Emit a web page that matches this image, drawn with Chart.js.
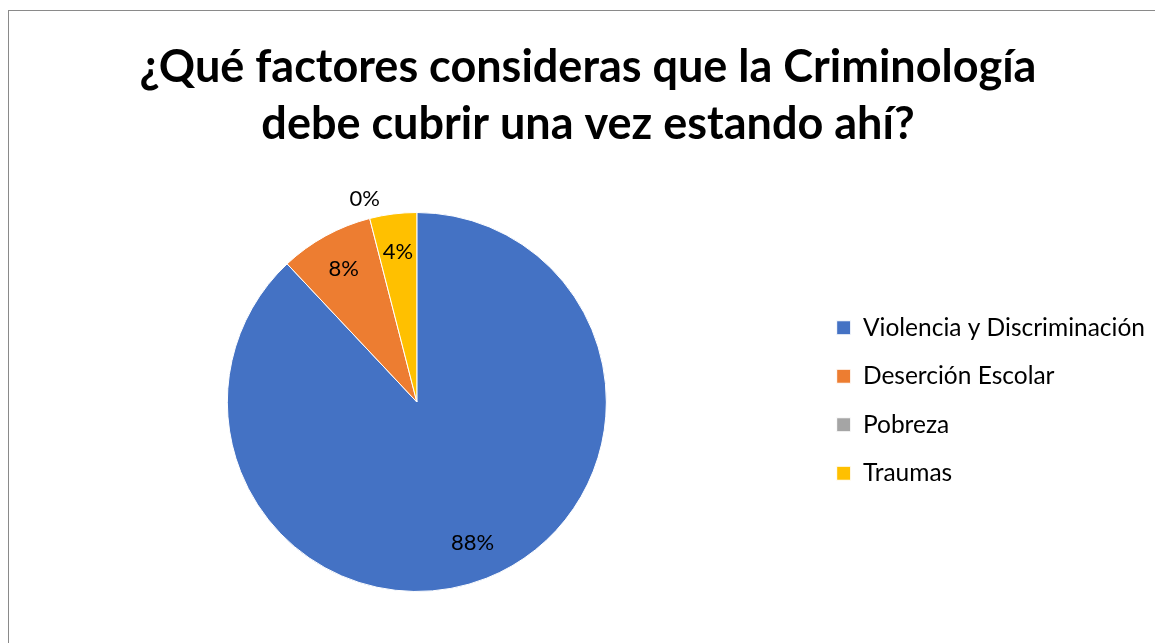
<!DOCTYPE html>
<html>
<head>
<meta charset="utf-8">
<script src="https://cdn.jsdelivr.net/npm/chart.js@4"></script>
<style>
html,body{margin:0;padding:0;background:#fff;overflow:hidden;width:1155px;height:643px;}
#wrap{position:absolute;left:8px;top:10px;width:1158px;height:640px;border-left:1px solid #8a8a8a;border-top:1px solid #8a8a8a;}
</style>
</head>
<body>
<div id="wrap"><canvas id="c"></canvas></div>
<script>
const titleLines = ["¿Qué factores consideras que la Criminología", "debe cubrir una vez estando ahí?"];
const categories = ["Violencia y Discriminación", "Deserción Escolar", "Pobreza", "Traumas"];
const values = [22, 2, 0, 1];
const colors = ["#4472C4", "#ED7D31", "#A5A5A5", "#FFC000"];

const labelPlugin = {
  id: 'pctLabels',
  afterDatasetsDraw(chart) {
    const ctx = chart.ctx;
    const meta = chart.getDatasetMeta(0);
    const data = chart.data.datasets[0].data;
    const total = data.reduce((a, b) => a + b, 0);
    ctx.save();
    ctx.font = '22px Lato';
    ctx.fillStyle = '#000';
    ctx.textAlign = 'center';
    ctx.textBaseline = 'middle';
    meta.data.forEach((arc, i) => {
      const p = arc.getProps(['x', 'y', 'startAngle', 'endAngle', 'outerRadius'], true);
      const mid = (p.startAngle + p.endAngle) / 2;
      const r = data[i] > 0 ? p.outerRadius * 0.8 : p.outerRadius + 20;
      const txt = Math.round(data[i] / total * 100) + '%';
      ctx.fillText(txt, p.x + Math.cos(mid) * r, p.y + Math.sin(mid) * r);
    });
    ctx.restore();
  }
};

new Chart(document.getElementById('c'), {
  type: 'pie',
  data: {
    labels: categories,
    datasets: [{
      data: values,
      backgroundColor: colors,
      borderColor: '#ffffff',
      borderWidth: 1
    }]
  },
  options: {
    responsive: true,
    maintainAspectRatio: false,
    animation: false,
    layout: { padding: { top: 0, bottom: 59, left: 12, right: 12 } },
    plugins: {
      title: {
        display: true,
        text: titleLines,
        color: '#000',
        font: { family: 'Lato', size: 45, weight: 'bold', lineHeight: 1.2667 },
        padding: { top: 28, bottom: 59 }
      },
      legend: {
        position: 'right',
        title: { display: true, text: ' ', font: { size: 10, lineHeight: 1 }, padding: { top: 188, bottom: 0 } },
        labels: {
          color: '#000',
          font: { family: 'Lato', size: 24.5 },
          boxWidth: 14,
          boxHeight: 14,
          padding: 24
        }
      },
      tooltip: { enabled: false }
    }
  },
  plugins: [labelPlugin]
});
</script>
</body>
</html>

**Exercise description:** Repeat the material above verbatim, with no pictures in the output.

**Result:**
Emit a web page that matches this image, drawn with Chart.js.
<!DOCTYPE html>
<html>
<head>
<meta charset="utf-8">
<script src="https://cdn.jsdelivr.net/npm/chart.js@4"></script>
<style>
html,body{margin:0;padding:0;background:#fff;overflow:hidden;width:1155px;height:643px;}
#wrap{position:absolute;left:8px;top:10px;width:1158px;height:640px;border-left:1px solid #8a8a8a;border-top:1px solid #8a8a8a;}
</style>
</head>
<body>
<div id="wrap"><canvas id="c"></canvas></div>
<script>
const titleLines = ["¿Qué factores consideras que la Criminología", "debe cubrir una vez estando ahí?"];
const categories = ["Violencia y Discriminación", "Deserción Escolar", "Pobreza", "Traumas"];
const values = [22, 2, 0, 1];
const colors = ["#4472C4", "#ED7D31", "#A5A5A5", "#FFC000"];

const labelPlugin = {
  id: 'pctLabels',
  afterDatasetsDraw(chart) {
    const ctx = chart.ctx;
    const meta = chart.getDatasetMeta(0);
    const data = chart.data.datasets[0].data;
    const total = data.reduce((a, b) => a + b, 0);
    ctx.save();
    ctx.font = '22px Lato';
    ctx.fillStyle = '#000';
    ctx.textAlign = 'center';
    ctx.textBaseline = 'middle';
    meta.data.forEach((arc, i) => {
      const p = arc.getProps(['x', 'y', 'startAngle', 'endAngle', 'outerRadius'], true);
      const mid = (p.startAngle + p.endAngle) / 2;
      const r = data[i] > 0 ? p.outerRadius * 0.8 : p.outerRadius + 20;
      const txt = Math.round(data[i] / total * 100) + '%';
      ctx.fillText(txt, p.x + Math.cos(mid) * r, p.y + Math.sin(mid) * r);
    });
    ctx.restore();
  }
};

new Chart(document.getElementById('c'), {
  type: 'pie',
  data: {
    labels: categories,
    datasets: [{
      data: values,
      backgroundColor: colors,
      borderColor: '#ffffff',
      borderWidth: 1
    }]
  },
  options: {
    responsive: true,
    maintainAspectRatio: false,
    animation: false,
    layout: { padding: { top: 0, bottom: 59, left: 12, right: 12 } },
    plugins: {
      title: {
        display: true,
        text: titleLines,
        color: '#000',
        font: { family: 'Lato', size: 45, weight: 'bold', lineHeight: 1.2667 },
        padding: { top: 28, bottom: 59 }
      },
      legend: {
        position: 'right',
        title: { display: true, text: ' ', font: { size: 10, lineHeight: 1 }, padding: { top: 188, bottom: 0 } },
        labels: {
          color: '#000',
          font: { family: 'Lato', size: 24.5 },
          boxWidth: 14,
          boxHeight: 14,
          padding: 24
        }
      },
      tooltip: { enabled: false }
    }
  },
  plugins: [labelPlugin]
});
</script>
</body>
</html>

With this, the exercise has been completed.